Check the winbind daemon has started :

wbinfo -p

and verify you have successfully joined the domain :

wbinfo -t

and can authenticate a user against the domain :

wbinfo -a <avaliddomainusername>

In addition the following command should return valid user information.

id <vaildomainusername>


The wbinfo -u command should list the users on your domain . Our domain has 10’s of thousands of users so this may take some time. You may even have to to run run wbinfo a couple of times to get valid results.

The ctdb ip command should report the current assignment of our cluster ip’s .

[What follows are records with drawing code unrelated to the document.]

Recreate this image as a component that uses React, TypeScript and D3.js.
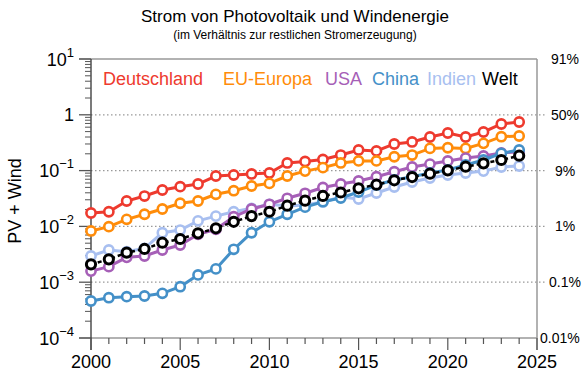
import React from "react";
import * as d3 from "d3";

const years = d3.range(2000, 2025);

const deutschland = [0.0174, 0.0183, 0.0285, 0.035, 0.0449, 0.0515, 0.0575, 0.08, 0.0834, 0.087, 0.0906, 0.137, 0.146, 0.158, 0.19, 0.234, 0.225, 0.30, 0.326, 0.40, 0.472, 0.40, 0.492, 0.684, 0.743];
const euEuropa = [0.00828, 0.00988, 0.0134, 0.0165, 0.0205, 0.026, 0.0285, 0.0376, 0.0436, 0.053, 0.059, 0.08, 0.098, 0.113, 0.137, 0.149, 0.149, 0.177, 0.19, 0.25, 0.257, 0.25, 0.308, 0.405, 0.417];
const usa = [0.00158, 0.0019, 0.00279, 0.00295, 0.00378, 0.00464, 0.00721, 0.00887, 0.0149, 0.0205, 0.0249, 0.0319, 0.0392, 0.0498, 0.0575, 0.0652, 0.0778, 0.0955, 0.116, 0.131, 0.149, 0.168, 0.183, 0.207, 0.218];
const china = [0.00046, 0.000527, 0.00055, 0.000566, 0.000632, 0.00083, 0.00135, 0.00173, 0.00389, 0.0077, 0.0121, 0.0165, 0.0221, 0.0277, 0.0323, 0.0413, 0.0552, 0.068, 0.0778, 0.0906, 0.1026, 0.126, 0.155, 0.204, 0.234];
const indien = [0.00295, 0.00378, 0.00352, 0.00405, 0.0077, 0.0086, 0.0126, 0.0153, 0.0183, 0.0211, 0.0249, 0.0232, 0.0242, 0.0274, 0.0337, 0.031, 0.0397, 0.0508, 0.0625, 0.0736, 0.0834, 0.0906, 0.098, 0.116, 0.121];
const welt = [0.00209, 0.00257, 0.00338, 0.00394, 0.0051, 0.00594, 0.00751, 0.00925, 0.0121, 0.0153, 0.0183, 0.0235, 0.0289, 0.0351, 0.0405, 0.0482, 0.0559, 0.067, 0.0767, 0.088, 0.101, 0.1175, 0.135, 0.155, 0.185];

const seriesNames = ["Deutschland", "EU-Europa", "USA", "China", "Indien", "Welt"];
const seriesColors = ["#ee3a2e", "#ff8c0a", "#a65fb7", "#4490c8", "#a8bff0", "#000000"];
const seriesData = [deutschland, euEuropa, usa, china, indien, welt];
const drawOrder = [0, 1, 4, 2, 3, 5];

const yMajor = [10, 1, 0.1, 0.01, 0.001, 0.0001];
const yExp = ["1", "", "−1", "−2", "−3", "−4"];
const rightLabels = ["91%", "50%", "9%", "1%", "0.1%", "0.01%"];
const xMajor = [2000, 2005, 2010, 2015, 2020, 2025];

const title = "Strom von Photovoltaik und Windenergie";
const subtitle = "(im Verhältnis zur restlichen Stromerzeugung)";
const yTitle = "PV + Wind";

const legendX = [103, 223, 325, 372, 427, 482];

export default function App() {
  const W = 588, H = 378;
  const x0 = 91, x1 = 537, yTop = 59, yBot = 338;
  const x = d3.scaleLinear().domain([2000, 2025]).range([x0, x1]);
  const y = d3.scaleLog().domain([1e-4, 10]).range([yBot, yTop]);
  const line = d3.line<number>().x((_, i) => x(years[i])).y((v) => y(v));
  const font = "Liberation Sans, Arial, Helvetica, sans-serif";

  const minor: number[] = [];
  for (let e = -4; e < 1; e++) {
    for (let m = 2; m <= 9; m++) minor.push(m * Math.pow(10, e));
  }
  const xMinor = d3.range(2000, 2026);

  return (
    <svg width={W} height={H} style={{ position: "absolute", left: 0, top: 0 }} fontFamily={font}>
      <rect width={W} height={H} fill="white" />
      <text x={295} y={22} textAnchor="middle" fontSize={17}>{title}</text>
      <text x={295} y={39} textAnchor="middle" fontSize={12}>{subtitle}</text>

      {/* gridlines */}
      {yMajor.slice(1, 5).map((v) => (
        <line key={"g" + v} x1={x0} x2={545} y1={y(v)} y2={y(v)} stroke="#999" strokeWidth={1.2} strokeDasharray="1.5,2.5" />
      ))}

      {/* frame */}
      <line x1={79} x2={x1} y1={yTop} y2={yTop} stroke="#999" strokeWidth={1.5} />
      <line x1={79} x2={x1} y1={yBot} y2={yBot} stroke="#999" strokeWidth={1.5} />
      <line x1={x1} x2={x1} y1={yTop} y2={350} stroke="#999" strokeWidth={1.5} />
      <line x1={x0} x2={x0} y1={yTop} y2={350} stroke="#333" strokeWidth={1.3} />

      {/* y ticks */}
      {yMajor.map((v) => (
        <line key={"yt" + v} x1={79} x2={x0} y1={y(v)} y2={y(v)} stroke="#555" strokeWidth={1.3} />
      ))}
      {minor.map((v) => (
        <line key={"ym" + v} x1={85} x2={x0} y1={y(v)} y2={y(v)} stroke="#555" strokeWidth={1} />
      ))}
      {/* x ticks */}
      {xMinor.map((yr) => (
        <line key={"xt" + yr} x1={x(yr)} x2={x(yr)} y1={yBot} y2={yr % 5 === 0 ? 350 : 344} stroke="#555" strokeWidth={1.2} />
      ))}

      {/* y labels */}
      {yMajor.map((v, i) => (
        <text key={"yl" + v} x={74} y={y(v) + 6.5} textAnchor="end" fontSize={18}>
          {yExp[i] === "" ? "1" : (
            <>
              <tspan>10</tspan>
              <tspan dy={-9} fontSize={13}>{yExp[i]}</tspan>
            </>
          )}
        </text>
      ))}
      {/* right labels */}
      {yMajor.map((v, i) => (
        <text key={"rl" + v} x={i === 5 ? 540 : 565} y={y(v) + 5} textAnchor={i === 5 ? "start" : "middle"} fontSize={14}>
          {rightLabels[i]}
        </text>
      ))}
      {/* x labels */}
      {xMajor.map((yr) => (
        <text key={"xl" + yr} x={x(yr)} y={368} textAnchor="middle" fontSize={18}>{yr}</text>
      ))}

      <text transform={`translate(21,201) rotate(-90)`} textAnchor="middle" fontSize={18}>{yTitle}</text>

      {/* series */}
      {drawOrder.map((si) => {
        const data = seriesData[si];
        const c = seriesColors[si];
        const isWelt = si === 5;
        return (
          <g key={"s" + si}>
            <path d={line(data) || ""} fill="none" stroke={c} strokeWidth={isWelt ? 2.5 : 3} strokeDasharray={isWelt ? "4,3" : undefined} />
            {data.map((v, i) => (
              <circle key={i} cx={x(years[i])} cy={y(v)} r={4.6} fill="white" stroke={c} strokeWidth={isWelt ? 3 : 2.6} />
            ))}
          </g>
        );
      })}

      {/* legend */}
      {seriesNames.map((n, i) => (
        <text key={"lg" + n} x={legendX[i]} y={85} fontSize={18} fill={seriesColors[i]}>{n}</text>
      ))}
    </svg>
  );
}
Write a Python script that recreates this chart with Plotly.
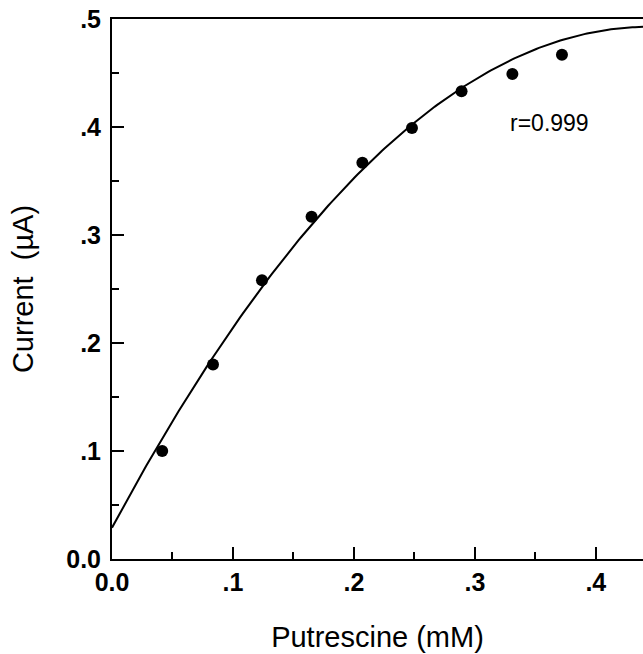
import numpy as np
import plotly.graph_objects as go

# Putrescine calibration data
conc_mM = [0.0415, 0.0835, 0.124, 0.165, 0.207, 0.248, 0.289, 0.331, 0.372]
current_uA = [0.100, 0.180, 0.258, 0.317, 0.367, 0.399, 0.433, 0.449, 0.467]

# quadratic calibration fit (highest power first)
fit_coeffs = [-2.35, 2.088, 0.029]

x_ticks = [0.0, 0.1, 0.2, 0.3, 0.4]
x_ticktext = ["0.0", ".1", ".2", ".3", ".4"]
y_ticks = [0.0, 0.1, 0.2, 0.3, 0.4, 0.5]
y_ticktext = ["0.0", ".1", ".2", ".3", ".4", ".5"]

x_range = [0, 0.439]
y_range = [0, 0.5]

xf = np.linspace(x_range[0], x_range[1], 200)
yf = np.polyval(fit_coeffs, xf)

fig = go.Figure()
fig.add_trace(go.Scatter(x=xf, y=yf, mode="lines",
                         line=dict(color="black", width=2), hoverinfo="skip"))
fig.add_trace(go.Scatter(x=conc_mM, y=current_uA, mode="markers",
                         marker=dict(color="black", size=12)))

fig.add_annotation(x=0.327, y=0.404, xref="x", yref="y", text="r=0.999",
                   showarrow=False, xanchor="left",
                   font=dict(family="Liberation Sans", size=23, color="black"))

tick_font = dict(family="Liberation Sans", size=25, color="black", weight="bold")
title_font = dict(family="Liberation Sans", size=29, color="black")

fig.update_layout(
    width=643, height=654,
    margin=dict(l=112, r=0, t=19, b=95),
    paper_bgcolor="white", plot_bgcolor="white",
    showlegend=False,
    xaxis=dict(range=x_range, tickvals=x_ticks, ticktext=x_ticktext,
               ticks="inside", ticklen=12, tickwidth=2, tickcolor="black",
               minor=dict(dtick=0.05, ticks="inside", ticklen=7, tickwidth=2,
                          tickcolor="black"),
               showline=True, linecolor="black", linewidth=2, mirror=True,
               showgrid=False, zeroline=False, tickfont=tick_font,
               title=dict(text="Putrescine (mM)", font=title_font, standoff=32)),
    yaxis=dict(range=y_range, tickvals=y_ticks, ticktext=y_ticktext,
               ticks="inside", ticklen=12, tickwidth=2, tickcolor="black",
               minor=dict(dtick=0.05, ticks="inside", ticklen=7, tickwidth=2,
                          tickcolor="black"),
               showline=True, linecolor="black", linewidth=2,
               showgrid=False, zeroline=False, tickfont=tick_font,
               ticklabelstandoff=4,
               title=dict(text="Current  (µA)", font=title_font, standoff=24)),
)

fig.write_html("out.html")
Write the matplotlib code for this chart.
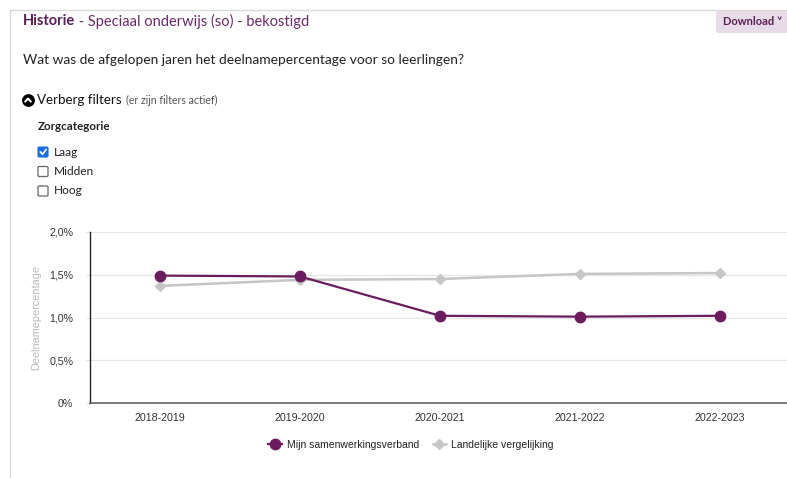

Now try to access the shares from windows. For some reason that I could not fathom I was getting an access denied when I tried to access that shares at this point. I rebooted both servers and this appeared to resolve the issue :).

GPFS ACL’s

The only really tested GPFS ACLs style is -k nfsv4.

Configure your DNS Server

You need to create a DNS alias that redirects requests to your samba cluster in a round robin fashion. So in our setup we need to create an alias the resolves to both 10.10.23.48 and 10.10.23.49 .

Closing notes

So there you have it. I hope this guide has been useful. Any constructive feedback is welcome to improve the guide, particularly from anybody who is running such a system in a production enviornment.

For a complete open source solution you could replace GPFS for GlusterFS (which appears to be maturing nicely) or possibly OCFS2. Perhaps i will have time to test this some day but thats another days work.